The thing about Stephen Sondheim is that there is almost nothing meaningful to write about him, because he captured what was remarkable about himself better than anyone else ever could. In his lyrics and his music, Sondheim, the musical theater genius who died Friday at the age of 91, gave voice to an extraordinary spirit. All you have to do is listen to one of his songs — any one — to see it: The playfulness, the troubled and sublime love for human experience, the profound clarity of observation, the deft, remarkable instinct for beauty.

It’s in his great standards: “Send in the Clowns” from “A Little Night Music,” or “Finishing the Hat” from “Sunday in the Park with George.” And it’s in the lesser-known, or lesser-loved, works as well — “Evening Primrose,” “The Frogs,” “A Funny Thing Happened on the Way to the Forum,” one of my own personal favorites. There are artists who obscure themselves with their work, intentionally or otherwise, and whose enigma is part of their achievement. But Sondheim’s work was all about soul, and his own shone through it.

It is apt, in a way, that Sondheim would pass at a moment when his star is more than usually central in popular culture. He appears in Lin-Manuel Miranda’s new film adaptation of the late Jonathan Larson’s autobiographical musical “Tick, Tick… Boom!” both as an actual character, played by Bradley Whitford, and an artistic inspiration so overwhelming as to be almost messianic: not just a creator of art, but the living embodiment of all that makes art meaningful.

And one of his earliest projects, “West Side Story,” for which he wrote lyrics to accompany Leonard Bernstein’s soaring music, is about to premiere in a new film. It was “West Side Story” that truly launched Sondheim’s Broadway career. It’s sad but somehow fitting that a new generation will be introduced to the show as its last living creator leaves the stage.

It’s the best possible bookend to Sondheim’s career. He entered the world’s imagination with it, a young talent whose words somehow, miraculously, didn’t just match the brilliance of Bernstein’s music, but instilled it with even more beauty.

And it was in one of its songs that he established what would turn out to be something of an artistic thesis. “There’s a place for us, a time and place for us,” he wrote. “Hold my hand and we’re halfway there/Hold my hand and I’ll take you there.”

It was a bittersweet statement in the context of “West Side Story,” a wishful promise between two lovers who knew, despite their hopes, that they were unlikely to ever find the dreamlike place they sang of. And it turned into something of a guiding light for Sondheim’s work. His musicals created a place where people could experience what it meant to be fully human, for good and for ill. If they would only trust him to guide them, he would take them, for one brief spell — consistently bittersweet, as life is — to a realm where all emotions were uninhibited.

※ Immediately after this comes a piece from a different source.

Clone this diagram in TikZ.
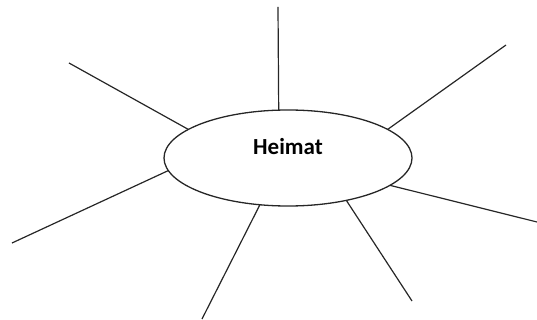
\documentclass[tikz,border=0pt]{standalone}
\usepackage{fontspec}
\setmainfont{Carlito}
\usetikzlibrary{shapes.geometric}
\begin{document}
\begin{tikzpicture}[x=1pt,y=-1pt,
  spoke/.style={draw=black!85, line width=1.2pt},
  hubshape/.style={ellipse, draw=black!85, line width=1.3pt, minimum width=248pt,
    minimum height=96pt, inner sep=0pt, outer sep=0pt},
  title/.style={font=\bfseries\fontsize{23}{26}\selectfont, inner sep=0pt}]
  \useasboundingbox (0,0) rectangle (537,320);
  % central ellipse and its label
  \node[hubshape] (hub) at (288,158) {};
  \node[title] (lbl) at (288,147) {Heimat};
  % free ends of the spokes
  \coordinate (top) at (278,7);
  \coordinate (ul) at (69,63);
  \coordinate (ur) at (506,45);
  \coordinate (r) at (537,222);
  \coordinate (lr) at (412,301);
  \coordinate (lb) at (202,319);
  \coordinate (l) at (12,243);
  % spokes from the ellipse outwards
  \draw[spoke] (hub.101) -- (top);
  \draw[spoke] (hub.164.6) -- (ul);
  \draw[spoke] (hub.16.1) -- (ur);
  \draw[spoke] (hub.-15.6) -- (r);
  \draw[spoke] (hub.-36) -- (lr);
  \draw[spoke] (hub.239.9) -- (lb);
  \draw[spoke] (hub.186) -- (l);
\end{tikzpicture}
\end{document}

That realm could be a tony country estate, in “A Little Night Music,” the vaudeville stage, in “Gypsy,” a nightmare fairytale world, in “Into the Woods,” or ancient Rome, in “Funny Thing Happened on the Way to the Forum.” There was almost nowhere on earth, or any imagined version of it, that Sondheim couldn’t transform into a venue for exploring all that was frightening, amusing, bizarre, tender and surprising about existence.

And there was almost no one he couldn’t instill with his patent, remarkable combination of joy, misery and surprise. In “Forum,” a marauding Roman general, Miles Gloriosus, sings a paean to his unseen virgin bride, during which he takes a break to meditate on his existence. “I, slaughterer of thousands,” he sings, “I, oppressor of the meek/Subduer of the weak/Degrader of the Greek/Destroyer of the Turk/Must hurry back to work.” It’s funny, and dark, and also so devastatingly tedious. For a moment, even in this most cartoonish of songs sung by the most cartoonish of characters, you see the exhausting mundanity of Gloriosus’s life, always being sent off to conquer some new enemy, never really going anywhere or growing.

Sondheim’s work is rife with cynicism and pain. Anyone interested in writing a musical about a barber with a penchant for slitting throats and few moral qualms about cannibalism is not, as a rule, likely to have an overly rosy idea about his fellow man. But his honesty about the brutality of existence, and his determination to see the humanity within that brutality, was what made the secret land he created interesting. Going there wasn’t always joyful, but it was always moving.

So, for all it risks tipping into hagiography, “Tick, Tick… Boom!” is right about Sondheim’s impact. If the great goal of art is to make the experience of life more — more beautiful, more painful, more surprising, more intimate and immediate — he realized it about as well as anyone ever has. He created a place for us to see each other. It was his first gift to us. And it will be, beautifully, his last.